Friday, September 5, 2008

Deprived of a Loaf of Garlicy Bread

There is a very good reason the average college student strategically avoids eight o'clock classes and continuously grumbles about those their schedule and graduation date force upon them. If any of us were morning people before entering freshman year, it's likely that we've become quite acclimated to hitting the snooze button. All night cram sessions, projects that have been put off and put off some more, and parties keep students awake far too long for them to function shortly after the break of dawn. Stop me now if these stereotypes simply don't fit, and I'll admit I'm just talking about myself.

Yesterday I found myself yawning excessively during class because my body was dreaming of that bed I had left sooner than I wanted to, the bed I didn't get to curl up and fall asleep in until 2:30am.

The pathetic part is that a loaf of bread kept me up.

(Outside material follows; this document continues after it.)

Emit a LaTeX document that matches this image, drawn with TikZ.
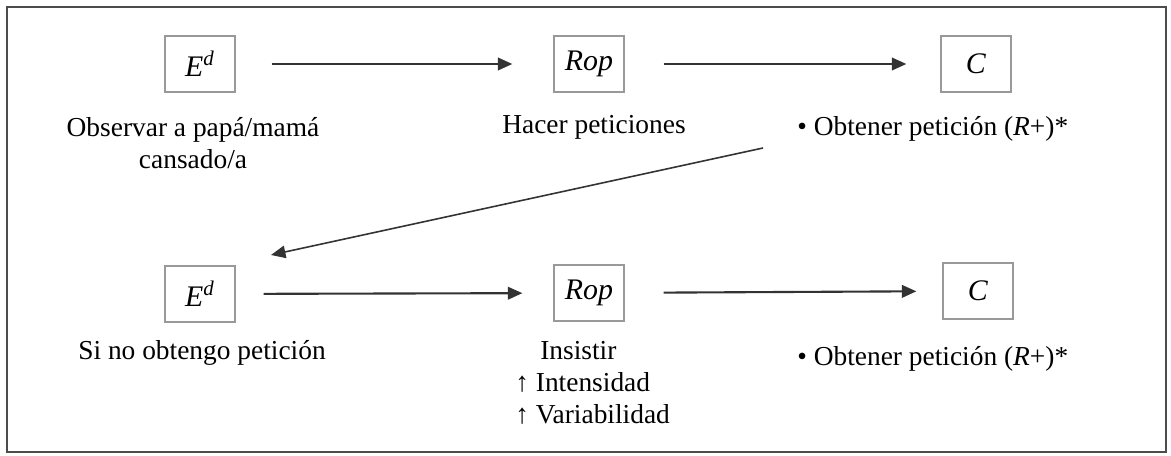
\documentclass[tikz,border=0pt]{standalone}
\usepackage{fontspec}
\setmainfont{Liberation Serif}
\usetikzlibrary{arrows.meta}

\begin{document}
\begin{tikzpicture}[
        x=0.02cm, y=-0.02cm,
        every node/.style={font=\fontsize{15.6}{18.2}\selectfont},
        varbox/.style={rectangle, draw=black!40, line width=0.7pt, minimum width=1.4cm, minimum height=1.12cm, inner sep=0pt, font=\fontsize{17}{20}\selectfont},
        lbl/.style={align=center, inner sep=0pt},
        arrow/.style={line width=1.2pt, draw=black!80, -{Triangle[length=0.29cm, width=0.25cm]}},
        ]
        \useasboundingbox (0,0) rectangle (1171,456);
        \draw[black!70, line width=1.1pt] (7,7) rectangle (1166,452);

        % First sequence
        \node[varbox] (ed1) at (200,64) {\textit{E}\textsuperscript{\textit{d}}};
        \node[varbox] (rop1) at (589,64) {\textit{Rop}};
        \node[varbox] (c1) at (976,64) {\textit{C}};

        \node[lbl] (ed1lbl) at (193,143) {Observar a papá/mamá\\cansado/a};
        \node[lbl] (rop1lbl) at (594,127) {Hacer peticiones};
        \node[lbl, anchor=west] (c1lbl) at (797,129) {• Obtener petición (\textit{R}+)*};

        \draw[arrow, shorten <=0.72cm, shorten >=0.82cm] (ed1) -- (rop1);
        \draw[arrow, shorten <=0.78cm, shorten >=0.68cm] (rop1) -- (c1);

        % Back to the start when no request is obtained
        \coordinate (backstart) at (763,148);
        \coordinate (backend) at (271,255);
        \draw[arrow, line width=0.9pt] (backstart) -- (backend);

        % Second sequence
        \node[varbox] (ed2) at (200,294) {\textit{E}\textsuperscript{\textit{d}}};
        \node[varbox] (rop2) at (589,293) {\textit{Rop}};
        \node[varbox] (c2) at (978,291) {\textit{C}};

        \node[lbl] (ed2lbl) at (202,353) {Si no obtengo petición};
        \node[lbl, align=left, anchor=north west] (rop2lbl) at (515,341)
            {\hspace*{0.5cm}Insistir\\↑ Intensidad\\↑ Variabilidad};
        \node[lbl, anchor=west] (c2lbl) at (797,359) {• Obtener petición (\textit{R}+)*};

        \draw[arrow, shorten <=0.56cm, shorten >=0.62cm] (ed2) -- (rop2);
        \draw[arrow, shorten <=0.78cm, shorten >=0.52cm] (rop2) -- (c2);

    \end{tikzpicture}
\end{document}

You would think I'd have learned my lesson by now, but when I set about kneading my biga into the rest of my dough it was 8pm, and I couldn't imagine the entire process of making a rustic country loaf of bread would keep me up past midnight. Oh, was I wrong.

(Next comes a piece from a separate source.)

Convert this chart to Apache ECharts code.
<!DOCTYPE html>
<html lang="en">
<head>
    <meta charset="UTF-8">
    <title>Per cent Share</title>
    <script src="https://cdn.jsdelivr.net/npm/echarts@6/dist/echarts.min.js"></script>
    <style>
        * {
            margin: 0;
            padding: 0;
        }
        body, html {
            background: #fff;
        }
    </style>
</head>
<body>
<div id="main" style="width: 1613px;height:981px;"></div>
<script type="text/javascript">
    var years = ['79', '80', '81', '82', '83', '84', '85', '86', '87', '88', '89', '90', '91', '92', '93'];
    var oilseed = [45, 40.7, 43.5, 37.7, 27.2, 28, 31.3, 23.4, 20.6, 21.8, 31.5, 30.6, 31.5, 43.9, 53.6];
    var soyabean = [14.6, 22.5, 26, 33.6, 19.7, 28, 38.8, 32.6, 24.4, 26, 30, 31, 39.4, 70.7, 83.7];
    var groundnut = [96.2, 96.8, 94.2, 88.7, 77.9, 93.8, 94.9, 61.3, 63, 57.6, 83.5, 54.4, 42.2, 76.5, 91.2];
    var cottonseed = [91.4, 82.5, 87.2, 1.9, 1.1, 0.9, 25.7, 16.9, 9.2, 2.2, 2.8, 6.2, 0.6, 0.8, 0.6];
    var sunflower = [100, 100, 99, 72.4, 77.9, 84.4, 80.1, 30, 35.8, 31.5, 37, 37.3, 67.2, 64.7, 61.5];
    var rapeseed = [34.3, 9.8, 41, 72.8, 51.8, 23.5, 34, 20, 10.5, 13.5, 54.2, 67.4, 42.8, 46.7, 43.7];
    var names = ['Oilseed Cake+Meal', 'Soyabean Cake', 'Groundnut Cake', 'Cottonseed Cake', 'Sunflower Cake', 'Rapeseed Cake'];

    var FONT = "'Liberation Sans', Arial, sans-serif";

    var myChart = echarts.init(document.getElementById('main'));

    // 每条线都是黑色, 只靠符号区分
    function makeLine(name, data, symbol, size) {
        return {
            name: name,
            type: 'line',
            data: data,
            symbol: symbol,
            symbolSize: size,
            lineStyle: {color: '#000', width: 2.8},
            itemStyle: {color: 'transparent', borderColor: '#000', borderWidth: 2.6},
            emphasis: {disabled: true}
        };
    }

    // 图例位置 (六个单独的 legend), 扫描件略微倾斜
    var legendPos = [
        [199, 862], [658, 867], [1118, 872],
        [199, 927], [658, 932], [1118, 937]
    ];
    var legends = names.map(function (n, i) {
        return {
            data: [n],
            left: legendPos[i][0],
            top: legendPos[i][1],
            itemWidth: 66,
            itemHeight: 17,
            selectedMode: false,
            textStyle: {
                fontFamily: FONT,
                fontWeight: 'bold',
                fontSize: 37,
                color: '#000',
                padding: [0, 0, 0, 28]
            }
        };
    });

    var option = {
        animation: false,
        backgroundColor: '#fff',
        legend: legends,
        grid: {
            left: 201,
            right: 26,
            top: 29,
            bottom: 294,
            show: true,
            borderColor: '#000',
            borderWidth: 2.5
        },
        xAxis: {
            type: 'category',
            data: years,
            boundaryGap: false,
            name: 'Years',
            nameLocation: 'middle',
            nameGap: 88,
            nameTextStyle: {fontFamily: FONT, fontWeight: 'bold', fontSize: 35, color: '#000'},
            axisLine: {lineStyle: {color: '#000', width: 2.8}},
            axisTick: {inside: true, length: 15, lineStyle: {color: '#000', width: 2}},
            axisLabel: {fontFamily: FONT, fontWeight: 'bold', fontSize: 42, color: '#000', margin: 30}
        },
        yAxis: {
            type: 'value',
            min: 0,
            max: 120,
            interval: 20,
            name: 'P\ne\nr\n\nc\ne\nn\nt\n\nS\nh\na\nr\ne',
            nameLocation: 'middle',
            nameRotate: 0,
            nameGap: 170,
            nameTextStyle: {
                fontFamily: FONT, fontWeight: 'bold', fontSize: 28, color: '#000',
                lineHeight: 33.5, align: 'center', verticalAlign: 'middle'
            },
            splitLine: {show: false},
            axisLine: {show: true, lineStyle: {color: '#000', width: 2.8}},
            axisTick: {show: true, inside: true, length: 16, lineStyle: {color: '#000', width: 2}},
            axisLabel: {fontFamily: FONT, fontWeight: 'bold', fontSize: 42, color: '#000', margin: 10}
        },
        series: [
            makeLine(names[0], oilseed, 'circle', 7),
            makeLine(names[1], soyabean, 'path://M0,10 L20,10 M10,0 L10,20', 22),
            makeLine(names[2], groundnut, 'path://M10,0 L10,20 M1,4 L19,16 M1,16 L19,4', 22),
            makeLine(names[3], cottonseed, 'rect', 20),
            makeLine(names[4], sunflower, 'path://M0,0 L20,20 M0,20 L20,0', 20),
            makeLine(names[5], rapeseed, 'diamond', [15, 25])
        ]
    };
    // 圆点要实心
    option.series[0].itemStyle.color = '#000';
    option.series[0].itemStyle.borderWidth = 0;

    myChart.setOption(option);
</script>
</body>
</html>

To save you the mundane details of watching the clock tick away necessary intervals of rising, I will just say that my efforts were not in vain. I pulled a beautiful loaf out of the oven, chuckling at what I was going to do with such a massive amount of bread. (It was huge.)

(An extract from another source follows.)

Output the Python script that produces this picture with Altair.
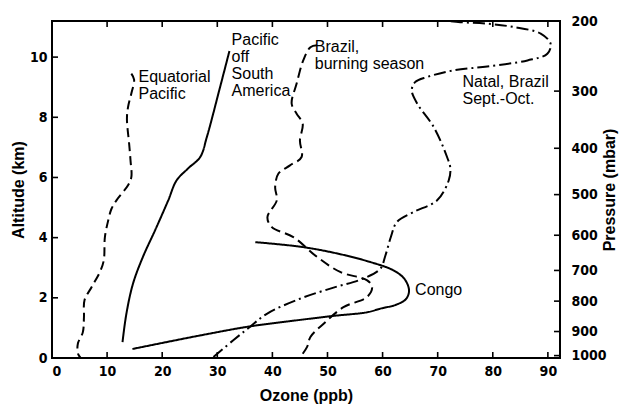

But it was also delicious. I sliced the thing in half the next morning and brought one portion over to a house full of guys, and my roommates and I are still picking away at what's left.

It was an almost foolproof recipe, thanks to the details and specifics that can be depended on from Cook's Illustrated. It would have been even more perfect, if I would buckle down and save enough money for a baking thermometer, spray bottle, and bench scraper (I know these can probably come incredibly cheap, but, hey, I'm a student).

Oh, one last note! I made this recipe my own by roasting a head of garlic beforehand and distributing the cloves on the flattened rectangle of dough just before shaping it into a loaf. It was a delicious touch, but if you choose to do this, I would definitely advise using two heads, to make sure there are at least two cloves in every slice.